А летом следующего года датируется его экспедиция на Терское побережье Белого моря, которую смело можно назвать переломной в жизни Дмитрия Михайловича.
Тогда в поморские деревни Умба, Оленица, Кошкаранцы, Варзуга, Чапома шли пешком через тундру или плыли на лодке.
«Море укачивает и потому чуть-чуть кружится голова. Солнце встает, и ветер свежеет с зарей. Сменяются вахты, и очередной матрос уступает мне свою койку. Если выйти на палубу, увидишь, как по-прежнему слева и справа тянется час за часом гористый монотонный берег (желтое – песок, зеленое – лес, фиолетовое – камень), справа становящийся все ниже, все туманнее. Когда он совсем скроется из вида, это будет значить, что кончилась Кандалакшская губа. Там обещают настоящую качку.
Жарко, а ветерок и о-полдень тянет холодом – Белое море. Оно правда Белое, в бессолнечный день или вечером, если глядеть с берега – сизо серебряное, смешанное с таким же серебристо-белым, в тонких прядях облаков, неописуемо чистым и древним небом. Прибрежные камни тогда словно не лежат, а висят в этой неотличимой, тающей – не то вода, не то уже небо – белизне.
Когда подходим к берегу, видно, что лес редок. Сквозь него, как сквозь редкие волосы, проглядывает каменное лицо земли. Небольшие домики, кажется, стоят на камнях. Солнце дробиться на мокрых валунах, посверкивает на мелкой волне»…
Так и добрались до Терского берега, ставшего родным Дмитрию Михайловичу, до этого крохотного островка, съедаемого половодьем современной цивилизации…
Кажется, в самую сокровенную глубину народной души погружался здесь человек.

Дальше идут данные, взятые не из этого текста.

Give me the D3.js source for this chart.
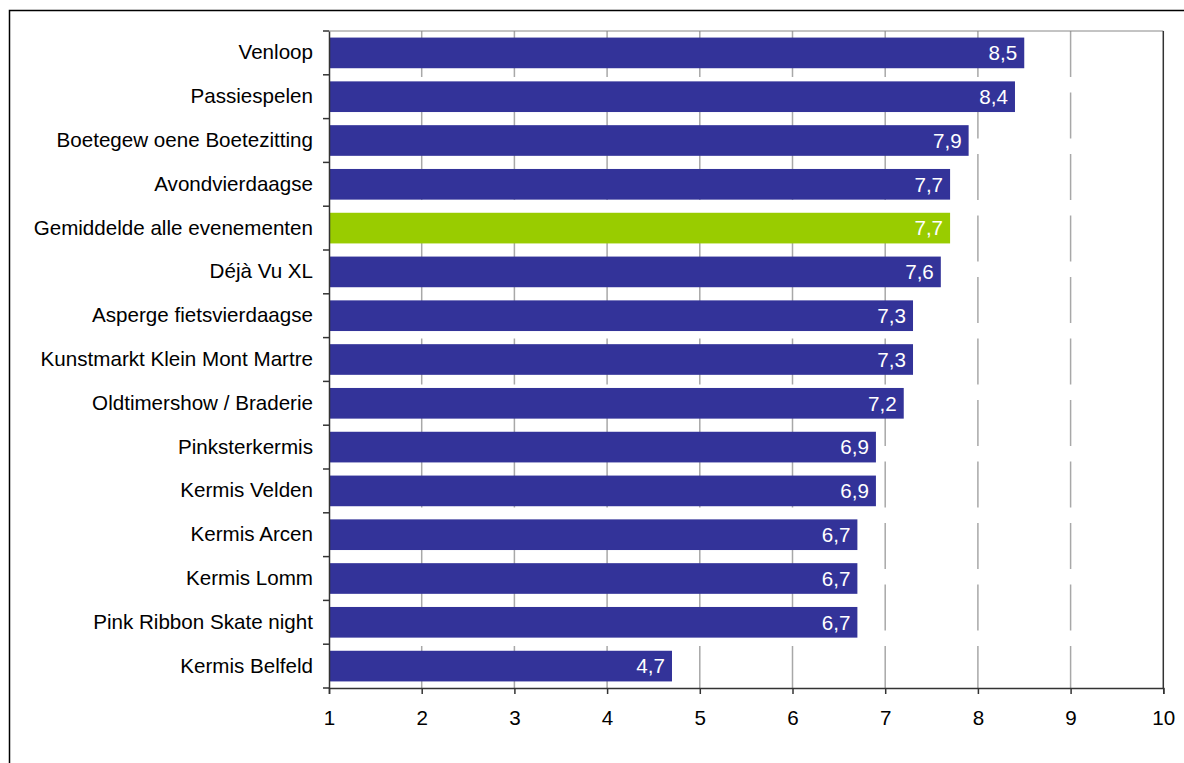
<!DOCTYPE html>
<html>
<head>
<meta charset="utf-8">
<script src="https://cdn.jsdelivr.net/npm/d3@7"></script>
<style>
  html, body { margin: 0; padding: 0; background: #fff; }
  svg { display: block; }
  text { font-family: "Liberation Sans", Arial, sans-serif; }
</style>
</head>
<body>
<svg id="chart" width="1184" height="763"></svg>
<script>
const categories = [
  "Venloop",
  "Passiespelen",
  "Boetegew oene Boetezitting",
  "Avondvierdaagse",
  "Gemiddelde alle evenementen",
  "Déjà Vu XL",
  "Asperge fietsvierdaagse",
  "Kunstmarkt Klein Mont Martre",
  "Oldtimershow / Braderie",
  "Pinksterkermis",
  "Kermis Velden",
  "Kermis Arcen",
  "Kermis Lomm",
  "Pink Ribbon Skate night",
  "Kermis Belfeld"
];
const values = [8.5, 8.4, 7.9, 7.7, 7.7, 7.6, 7.3, 7.3, 7.2, 6.9, 6.9, 6.7, 6.7, 6.7, 4.7];
const valueLabels = ["8,5", "8,4", "7,9", "7,7", "7,7", "7,6", "7,3", "7,3", "7,2", "6,9", "6,9", "6,7", "6,7", "6,7", "4,7"];
const highlight = ["Gemiddelde alle evenementen"];
const xTicks = [1, 2, 3, 4, 5, 6, 7, 8, 9, 10];

(function () {
const svg = d3.select("#chart");
const pLeft = 329, pRight = 1163.3, pTop = 31, pBottom = 688;
const fs = 20.6;

// outer chart border
svg.append("rect")
  .attr("x", 9.5).attr("y", 10.5)
  .attr("width", 1190).attr("height", 800)
  .attr("fill", "none").attr("stroke", "#000").attr("stroke-width", 1.5);

const x = d3.scaleLinear().domain([1, 10]).range([pLeft, pRight]);
const y = d3.scaleBand().domain(categories).range([pTop, pBottom])
  .paddingInner(0.3).paddingOuter(0.15);
const step = y.step();

// gridlines
svg.append("g").selectAll("line")
  .data(xTicks.filter(t => t > 1 && t < 10))
  .join("line")
  .attr("x1", d => x(d)).attr("x2", d => x(d))
  .attr("y1", pTop).attr("y2", pBottom)
  .attr("stroke", "#a8a8a8").attr("stroke-width", 1.5)
  .attr("stroke-dasharray", "46,15.5");

// plot frame top and right
svg.append("line").attr("x1", pLeft).attr("x2", pRight).attr("y1", pTop).attr("y2", pTop)
  .attr("stroke", "#888").attr("stroke-width", 1);
svg.append("line").attr("x1", pRight).attr("x2", pRight).attr("y1", pTop).attr("y2", pBottom)
  .attr("stroke", "#333").attr("stroke-width", 1.5);

// bars
svg.append("g").selectAll("rect")
  .data(categories)
  .join("rect")
  .attr("x", x(1))
  .attr("y", d => y(d))
  .attr("width", (d, i) => x(values[i]) - x(1))
  .attr("height", y.bandwidth())
  .attr("fill", d => highlight.includes(d) ? "#99CC00" : "#333399");

// value labels
svg.append("g").selectAll("text")
  .data(categories)
  .join("text")
  .attr("x", (d, i) => x(values[i]) - 7)
  .attr("y", d => y(d) + y.bandwidth() / 2)
  .attr("dy", "0.35em")
  .attr("text-anchor", "end")
  .attr("fill", "#fff")
  .style("font-size", fs + "px")
  .text((d, i) => valueLabels[i]);

// y axis
const yAxis = d3.axisLeft(y).tickSize(0).tickPadding(16);
const gy = svg.append("g").attr("transform", `translate(${pLeft},0)`).call(yAxis);
gy.select(".domain").attr("stroke", "#333").attr("stroke-width", 1.5);
gy.selectAll("text").style("font-size", fs + "px").attr("fill", "#000")
  .attr("font-family", "Liberation Sans, Arial, sans-serif");
// category boundary ticks
svg.append("g").selectAll("line")
  .data(d3.range(categories.length + 1))
  .join("line")
  .attr("x1", pLeft - 6).attr("x2", pLeft)
  .attr("y1", i => i < categories.length ? y(categories[i]) - step * 0.15 : pBottom)
  .attr("y2", i => i < categories.length ? y(categories[i]) - step * 0.15 : pBottom)
  .attr("stroke", "#333").attr("stroke-width", 1.5);

// x axis
const xAxis = d3.axisBottom(x).tickValues(xTicks).tickSize(6).tickPadding(16.5)
  .tickFormat(d3.format("d"));
const gx = svg.append("g").attr("transform", `translate(0,${pBottom})`).call(xAxis);
gx.select(".domain").attr("stroke", "#333").attr("stroke-width", 1.5);
gx.selectAll(".tick line").attr("stroke", "#333").attr("stroke-width", 1.5);
gx.selectAll("text").style("font-size", fs + "px").attr("fill", "#000")
  .attr("font-family", "Liberation Sans, Arial, sans-serif");
})();
</script>
</body>
</html>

«И все-таки, давайте, прислушаемся, вот так, как сейчас, когда не тарахтит мотор, и тихо плещет вода за бортом, пахнет морем и лесом… Прислушаемся не к этой наступившей первозданной тишине летнего северного утра (четыре часа, все еще спят, а солнце почти в зените) прислушаемся к себе» [52] .
52
ГАНПИНО Ф. 8107, о. 1, д. 454, л. 8–9.